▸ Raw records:
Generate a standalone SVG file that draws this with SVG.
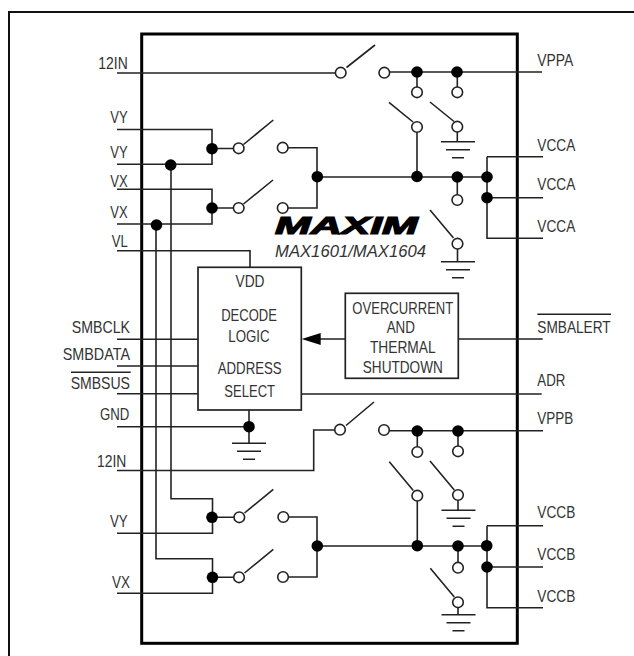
<svg xmlns="http://www.w3.org/2000/svg" width="634" height="656" viewBox="0 0 634 656">
<style>
text{font-family:"Liberation Sans",Arial,sans-serif;font-size:17px;fill:#333;}
.w{fill:none;stroke:#222;stroke-width:1.6;}
.o{fill:#fff;stroke:#222;stroke-width:1.6;}
.d{fill:#000;stroke:none;}
.b{fill:#fff;stroke:#222;stroke-width:1.7;}
.i{font-style:italic;}
</style>
<defs>
<circle id="dot" class="d" r="5.8"/>
<circle id="ring" class="o" r="5.3"/>
<path id="gnd" class="w" d="M-17 0H17M-12 8H12M-6 16H6"/>
</defs>
<rect width="634" height="656" fill="#fff"/>
<path id="frame" d="M9 656V12H634" fill="none" stroke="#111" stroke-width="2"/>
<rect id="chip" x="141.700" y="34" width="375.600" height="609.300" fill="none" stroke="#000" stroke-width="3"/>
<g id="connectors" class="w">
<path d="M117 73H335M346.500 67.500L375 45"/>
<path d="M117 129.500H212V164.300H117M212 148.500H233M243.500 144.500L273.300 120"/>
<path d="M117 189.300H212V224H117M212 208H233M243.500 204L273 180"/>
<path d="M171 165V498.700H212.500V533.300H117M156 225V558.700H212.500V593.300H117"/>
<path d="M212.500 517.300H234M244.500 513L273.300 489.300M212.500 577.300H234M244.500 573L273.300 549.300"/>
<path d="M288 147.700H317V208H288M317 177H487"/>
<path d="M288 517H317V577H288M317 546H487"/>
<path d="M389 72H542M417 72V87M457.300 72V87"/>
<path d="M389 102.300L413 122M417 132V177M430 102L454 121.500M457.300 132V141.700M457.300 177V195"/>
<path d="M487 156.700H543V156.700M487 156.700V238.300H543M487 197.700H543"/>
<path d="M430 210L453.500 238M457.500 249V261.700"/>
<path d="M117 250.700H250V267.300"/>
<path d="M117 339.300H198M117 366H198M117 393.700H198M117 426.700H249M249 410V443.300"/>
<path d="M301.700 394H541.700M458.300 339H542.700M320 339H345.300"/>
<path d="M117 470.500H313.700V430H335M346 425.500L374 402M389 430.700H543M417.300 431V447M458 431V446"/>
<path d="M389.300 461.700L413.300 490.500M417.300 501V546M430 461L454.300 490M458 500.500V510.300M458 546V562.500"/>
<path d="M487 525.700H543M487 525.700V607.700H543M487 567H543"/>
<path d="M430.300 568.300L454.300 597M458 607.500V614.700"/>
<path d="M71 372.300H130.700M537.300 314.300H611"/>
</g>
<polygon id="arrowhead" class="d" points="301.700,339 320.700,333 320.700,345"/>
<g id="junctions">
<use href="#dot" x="212" y="148.700"/><use href="#dot" x="170.700" y="165"/><use href="#dot" x="212" y="208"/><use href="#dot" x="156.500" y="225"/>
<use href="#dot" x="317.300" y="176.700"/><use href="#dot" x="417" y="176.500"/><use href="#dot" x="457.300" y="177"/><use href="#dot" x="487" y="177"/><use href="#dot" x="487" y="197.700"/>
<use href="#dot" x="417" y="72"/><use href="#dot" x="457" y="72"/>
<use href="#dot" x="249" y="426.700"/>
<use href="#dot" x="417.300" y="431"/><use href="#dot" x="458" y="431"/>
<use href="#dot" x="212" y="517.300"/><use href="#dot" x="212.500" y="577.300"/><use href="#dot" x="317.300" y="546"/>
<use href="#dot" x="417.300" y="545.700"/><use href="#dot" x="458" y="546"/><use href="#dot" x="486.700" y="545.700"/><use href="#dot" x="487" y="567"/>
</g>
<g id="terminals">
<use href="#ring" x="340.700" y="72.700"/><use href="#ring" x="384.300" y="72.700"/><use href="#ring" x="417" y="92.300"/><use href="#ring" x="457.300" y="92.300"/>
<use href="#ring" x="417" y="127"/><use href="#ring" x="457.300" y="126.700"/><use href="#ring" x="457.300" y="200"/><use href="#ring" x="457.500" y="243.700"/>
<use href="#ring" x="238.700" y="148.300"/><use href="#ring" x="282.700" y="147.700"/><use href="#ring" x="238.700" y="208"/><use href="#ring" x="282.700" y="208"/>
<use href="#ring" x="340" y="429.700"/><use href="#ring" x="384" y="430"/><use href="#ring" x="417.300" y="452"/><use href="#ring" x="458" y="451.300"/>
<use href="#ring" x="417.300" y="495.700"/><use href="#ring" x="458" y="495"/><use href="#ring" x="458" y="567.700"/><use href="#ring" x="458" y="602.300"/>
<use href="#ring" x="239.300" y="517.300"/><use href="#ring" x="283.300" y="517"/><use href="#ring" x="239" y="577.300"/><use href="#ring" x="283" y="577"/>
</g>
<g id="grounds">
<use href="#gnd" x="458" y="141.700"/><use href="#gnd" x="458" y="261.700"/><use href="#gnd" x="249" y="443.300"/><use href="#gnd" x="458.500" y="510.300"/><use href="#gnd" x="458.500" y="614.700"/>
</g>
<g id="decode-logic">
<rect class="b" x="198" y="267.300" width="103.300" height="142.700"/>
<text x="250" y="286.700" text-anchor="middle" textLength="29" lengthAdjust="spacingAndGlyphs">VDD</text>
<text x="249" y="321" text-anchor="middle" textLength="55.700" lengthAdjust="spacingAndGlyphs">DECODE</text>
<text x="249" y="341.700" text-anchor="middle" textLength="41.300" lengthAdjust="spacingAndGlyphs">LOGIC</text>
<text x="249.700" y="374.300" text-anchor="middle" textLength="64" lengthAdjust="spacingAndGlyphs">ADDRESS</text>
<text x="249.700" y="396.700" text-anchor="middle" textLength="50.700" lengthAdjust="spacingAndGlyphs">SELECT</text>
</g>
<g id="overcurrent">
<rect class="b" x="345.300" y="293.300" width="113" height="85"/>
<text x="402.800" y="314" text-anchor="middle" textLength="101" lengthAdjust="spacingAndGlyphs">OVERCURRENT</text>
<text x="400.800" y="333.300" text-anchor="middle" textLength="28.300" lengthAdjust="spacingAndGlyphs">AND</text>
<text x="402.800" y="353.300" text-anchor="middle" textLength="65.700" lengthAdjust="spacingAndGlyphs">THERMAL</text>
<text x="402.800" y="373" text-anchor="middle" textLength="80" lengthAdjust="spacingAndGlyphs">SHUTDOWN</text>
</g>
<g id="logo">
<text x="275" y="234.300" font-weight="bold" class="i" style="font-size:24px;fill:#000;stroke:#000;stroke-width:1.200" textLength="142.700" lengthAdjust="spacingAndGlyphs">MAXIM</text>
<text x="275" y="257.300" class="i" textLength="151" lengthAdjust="spacingAndGlyphs">MAX1601/MAX1604</text>
</g>
<g id="labels">
<text x="98.300" y="69" textLength="29.400" lengthAdjust="spacingAndGlyphs">12IN</text>
<text x="110.300" y="123.300" textLength="17.400" lengthAdjust="spacingAndGlyphs">VY</text>
<text x="110.300" y="158.300" textLength="17.400" lengthAdjust="spacingAndGlyphs">VY</text>
<text x="110.300" y="186.700" textLength="17.400" lengthAdjust="spacingAndGlyphs">VX</text>
<text x="110.300" y="218.300" textLength="17.400" lengthAdjust="spacingAndGlyphs">VX</text>
<text x="111.700" y="247.300" textLength="16" lengthAdjust="spacingAndGlyphs">VL</text>
<text x="71.700" y="332.700" textLength="58.300" lengthAdjust="spacingAndGlyphs">SMBCLK</text>
<text x="62.700" y="360" textLength="67.300" lengthAdjust="spacingAndGlyphs">SMBDATA</text>
<text x="70.700" y="389" textLength="59.300" lengthAdjust="spacingAndGlyphs">SMBSUS</text>
<text x="100" y="420" textLength="29.300" lengthAdjust="spacingAndGlyphs">GND</text>
<text x="97" y="466.700" textLength="29.400" lengthAdjust="spacingAndGlyphs">12IN</text>
<text x="110" y="526.700" textLength="17.700" lengthAdjust="spacingAndGlyphs">VY</text>
<text x="112" y="588.300" textLength="18" lengthAdjust="spacingAndGlyphs">VX</text>
<text x="537.300" y="65.700" textLength="36" lengthAdjust="spacingAndGlyphs">VPPA</text>
<text x="537.300" y="150.700" textLength="38" lengthAdjust="spacingAndGlyphs">VCCA</text>
<text x="537.300" y="190" textLength="38" lengthAdjust="spacingAndGlyphs">VCCA</text>
<text x="537.300" y="231.700" textLength="38" lengthAdjust="spacingAndGlyphs">VCCA</text>
<text x="537.300" y="333.300" textLength="73.400" lengthAdjust="spacingAndGlyphs">SMBALERT</text>
<text x="537.300" y="386" textLength="28" lengthAdjust="spacingAndGlyphs">ADR</text>
<text x="537.300" y="424" textLength="36" lengthAdjust="spacingAndGlyphs">VPPB</text>
<text x="537.300" y="518.300" textLength="38" lengthAdjust="spacingAndGlyphs">VCCB</text>
<text x="537.300" y="560" textLength="38" lengthAdjust="spacingAndGlyphs">VCCB</text>
<text x="537.300" y="602.300" textLength="38" lengthAdjust="spacingAndGlyphs">VCCB</text>
</g>
</svg>
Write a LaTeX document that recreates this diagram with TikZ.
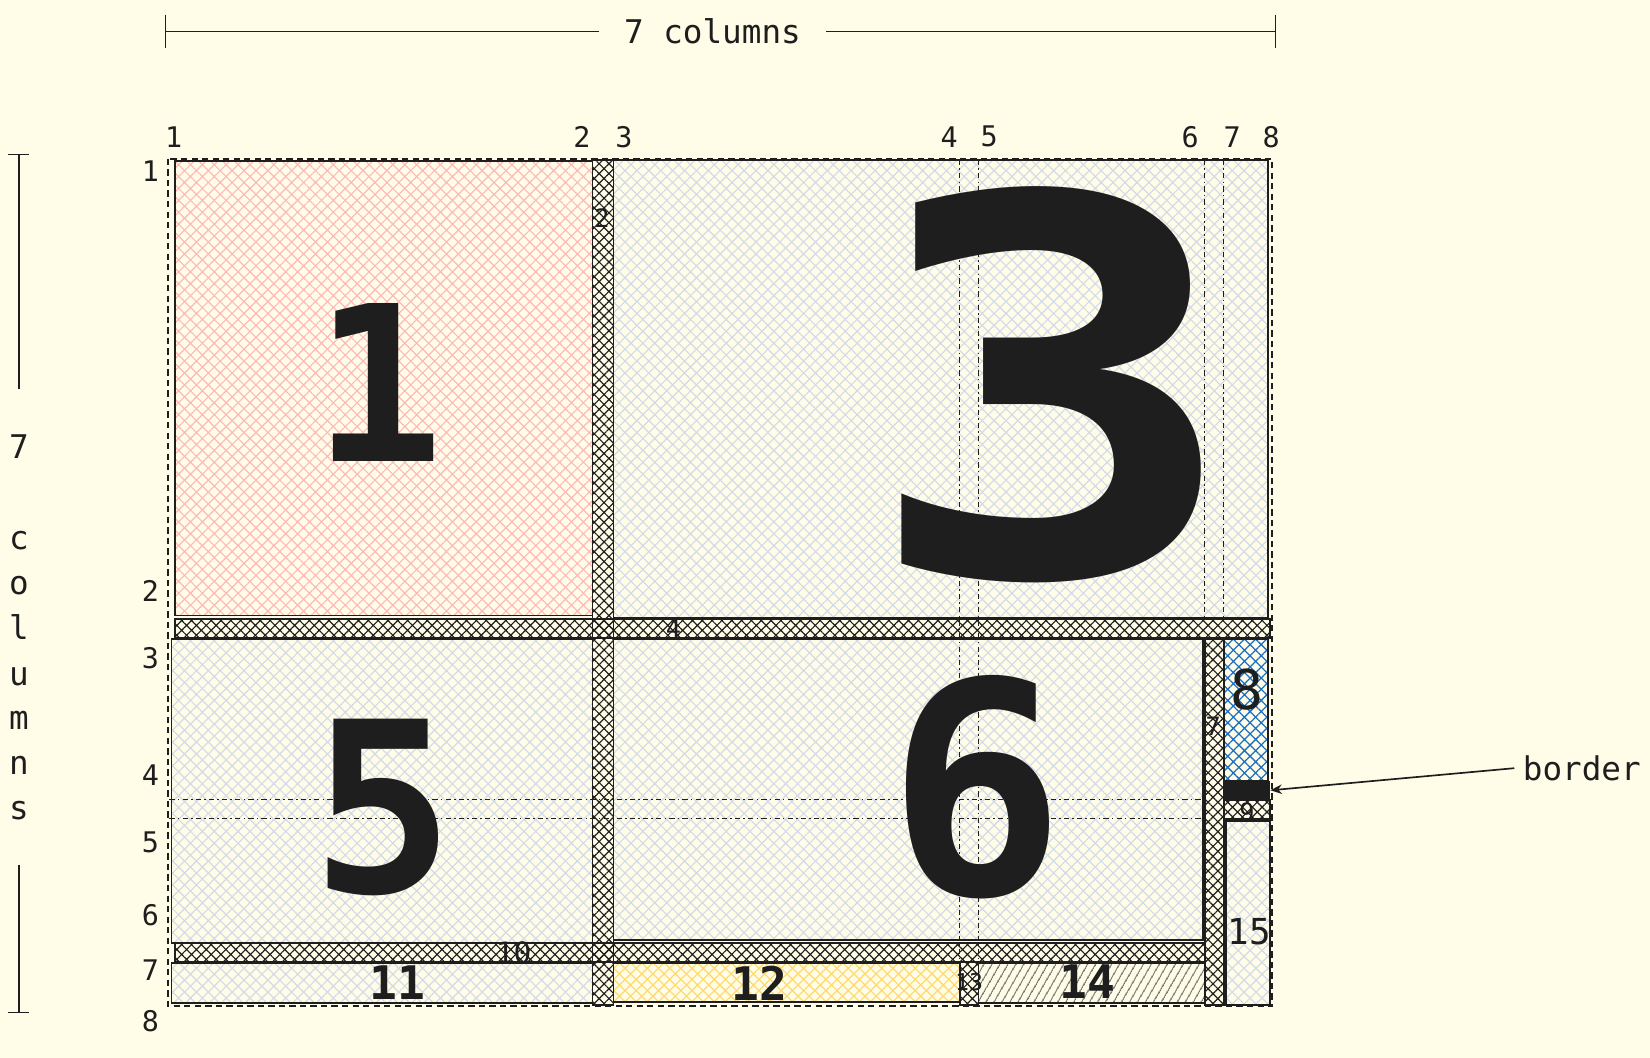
\documentclass[tikz,border=0pt]{standalone}
\usepackage{fontspec}
\setmainfont{DejaVu Sans}
\setmonofont{DejaVu Sans Mono}
\usetikzlibrary{patterns.meta,arrows.meta}
\definecolor{bg}{RGB}{255,253,232}
\definecolor{ink}{HTML}{1E1E1E}
\definecolor{hgray}{HTML}{D3DAE8}
\definecolor{hpink}{HTML}{FFB8B8}
\definecolor{hblue}{HTML}{1C6FC4}
\definecolor{hyellow}{HTML}{FFDA70}
\begin{document}
\begin{tikzpicture}[x=1pt,y=-1pt,
  lbl/.style={font=\ttfamily\fontsize{27}{27}\selectfont, text=ink, inner sep=0pt},
  tiny/.style={font=\ttfamily\fontsize{24}{24}\selectfont, text=ink, inner sep=0pt},
  bignum/.style={font=\ttfamily\bfseries\fontsize{#1}{#1}\selectfont, text=ink, inner sep=0pt},
  box/.style={draw=ink, line width=1.6pt},
  softx/.style={pattern={Hatch[angle=45,distance=8pt,line width=1.1pt]}, pattern color=hgray},
  pinkx/.style={pattern={Hatch[angle=45,distance=8pt,line width=1.1pt]}, pattern color=hpink},
  bluex/.style={pattern={Hatch[angle=45,distance=7.5pt,line width=1.2pt]}, pattern color=hblue},
  yellowx/.style={pattern={Hatch[angle=45,distance=7.5pt,line width=1.2pt]}, pattern color=hyellow},
  barx/.style={pattern={Hatch[angle=45,distance=6.6pt,line width=1.1pt]}, pattern color=ink},
  slashx/.style={pattern={Lines[angle=60,distance=6.5pt,line width=0.9pt]}, pattern color=ink},
  gridline/.style={draw=ink, line width=1.1pt, dash pattern=on 5pt off 3pt on 1.5pt off 3pt},
  outerline/.style={draw=ink, line width=1.8pt, dash pattern=on 6pt off 4pt},
  dimline/.style={draw=ink, line width=1.3pt},
  dimtext/.style={font=\ttfamily\fontsize{31}{31}\selectfont, text=ink, inner sep=0pt},
  arrowline/.style={draw=ink, line width=1.6pt, -{Stealth[length=11pt,width=9pt]}}
]
\fill[bg] (0,0) rectangle (1568,1005);
\useasboundingbox (0,0) rectangle (1568,1005);

% ---- fills of areas
\path[pinkx]   (166,153) rectangle (563,585);
\path[softx]   (583,152) rectangle (1205,587);
\path[softx]   (163,607) rectangle (563,896);
\path[softx]   (583,607) rectangle (1143,893);
\path[bluex]   (1163,607) rectangle (1205,742);
\path[softx]   (1165,780) rectangle (1207,955);
\path[softx]   (163,915) rectangle (563,953);
\path[yellowx] (583,915) rectangle (912,952);
\path[slashx]  (930,915) rectangle (1145,953);

% ---- gap bars (hatched)
\path[barx] (563,152) rectangle (583,955);
\path[barx] (166,588) rectangle (1207,606);
\path[barx] (1145,607) rectangle (1163,955);
\path[barx] (1163,760) rectangle (1207,778);
\path[barx] (166,896) rectangle (1145,914);
\path[barx] (912,914) rectangle (930,955);

% ---- outlines
\draw[box] (166,153) rectangle (563,585);
\draw[box] (583,152) rectangle (1205,587);
\draw[box] (163,607) rectangle (563,896);
\draw[box] (583,607) rectangle (1143,893);
\draw[box] (1163,607) rectangle (1205,742);
\draw[box] (1165,780) rectangle (1207,955);
\draw[box] (163,915) rectangle (563,953);
\draw[box] (583,915) rectangle (912,952);
\draw[box] (930,915) rectangle (1145,953);
\draw[box] (563,152) rectangle (583,955);
\draw[box] (166,588) rectangle (1207,606);
\draw[box] (1145,607) rectangle (1163,955);
\draw[box] (1163,760) rectangle (1207,778);
\draw[box] (166,896) rectangle (1145,914);
\draw[box] (912,914) rectangle (930,955);

% ---- border element
\node[fill=ink, inner sep=0pt, minimum width=44pt, minimum height=18pt] (brd) at (1185,751) {};

% ---- grid lines
\draw[gridline] (912,152) -- (912,955);
\draw[gridline] (930,152) -- (930,955);
\draw[gridline] (1145,152) -- (1145,587);
\draw[gridline] (1163,152) -- (1163,587);
\draw[gridline] (161,760) -- (1145,760);
\draw[gridline] (161,778) -- (1145,778);
\draw[outerline] (160,151) rectangle (1209,956);

% ---- big labels
\node[bignum=498, xscale=1.2] (n3) at (1000,366) {3};
\node[bignum=206] (n1) at (360,363) {1};
\node[bignum=226] (n5) at (364,767) {5};
\node[bignum=281] (n6) at (928,748) {6};
\node[bignum=44] (n11) at (378,934) {11};
\node[bignum=44] (n12) at (722,934) {12};
\node[bignum=44] (n14) at (1033,933) {14};
\node[font=\ttfamily\fontsize{52}{52}\selectfont, text=ink, inner sep=0pt] (n8) at (1185,655) {8};
\node[font=\ttfamily\fontsize{34}{34}\selectfont, text=ink, inner sep=0pt] (n15) at (1187,885) {15};
\node[tiny] (n2) at (572,207) {2};
\node[tiny] (n4) at (640,597) {4};
\node[tiny] (n7) at (1153,690) {7};
\node[tiny] (n9) at (1185,772) {9};
\node[font=\ttfamily\fontsize{28}{28}\selectfont, text=ink, inner sep=0pt] (n10) at (488,905) {10};
\node[font=\ttfamily\fontsize{22}{22}\selectfont, text=ink, inner sep=0pt] (n13) at (921,933) {13};

% ---- column labels
\node[lbl] (c1) at (165,130) {1};
\node[lbl] (c2) at (553,130) {2};
\node[lbl] (c3) at (593,130) {3};
\node[lbl] (c4) at (902,130) {4};
\node[lbl] (c5) at (940,130) {5};
\node[lbl] (c6) at (1131,130) {6};
\node[lbl] (c7) at (1171,130) {7};
\node[lbl] (c8) at (1208,130) {8};

% ---- row labels
\node[lbl] (r1) at (143,163) {1};
\node[lbl] (r2) at (143,562) {2};
\node[lbl] (r3) at (143,625) {3};
\node[lbl] (r4) at (143,737) {4};
\node[lbl] (r5) at (143,800) {5};
\node[lbl] (r6) at (143,870) {6};
\node[lbl] (r7) at (143,922) {7};
\node[lbl] (r8) at (143,970) {8};

% ---- top dimension
\node[dimtext, inner xsep=24pt] (dimtop) at (677,30) {7 columns};
\coordinate (tl) at (157,30);
\coordinate (tr) at (1212,30);
\draw[dimline] (tl) -- (dimtop.west);
\draw[dimline] (dimtop.east) -- (tr);
\draw[dimline] (157,14) -- (157,46);
\draw[dimline] (1212,14) -- (1212,46);

% ---- left dimension
\coordinate (lt) at (18,147);
\coordinate (lb) at (18,962);
\coordinate (lm1) at (18,370);
\coordinate (lm2) at (18,822);
\draw[dimline] (lt) -- (lm1);
\draw[dimline] (lm2) -- (lb);
\draw[dimline] (8,147) -- (28,147);
\draw[dimline] (8,962) -- (28,962);
\node[dimtext, anchor=base] (v7) at (18,436) {7};
\node[dimtext, anchor=base] (vc) at (18,522) {c};
\node[dimtext, anchor=base] (vo) at (18,565) {o};
\node[dimtext, anchor=base] (vl) at (18,608) {l};
\node[dimtext, anchor=base] (vu) at (18,651) {u};
\node[dimtext, anchor=base] (vm) at (18,693) {m};
\node[dimtext, anchor=base] (vn) at (18,736) {n};
\node[dimtext, anchor=base] (vs) at (18,779) {s};

% ---- border annotation
\node[dimtext, inner xsep=8pt, anchor=west] (bordlbl) at (1439,730) {border};
\draw[arrowline] (bordlbl.west) -- (brd.east);
\end{tikzpicture}
\end{document}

▸ Task to complete: Locate the word "this" in the records and collect each line it appears in.

▸ Expected answer:
Generate a standalone SVG file that draws this with SVG.
Write a LaTeX document that recreates this diagram with TikZ.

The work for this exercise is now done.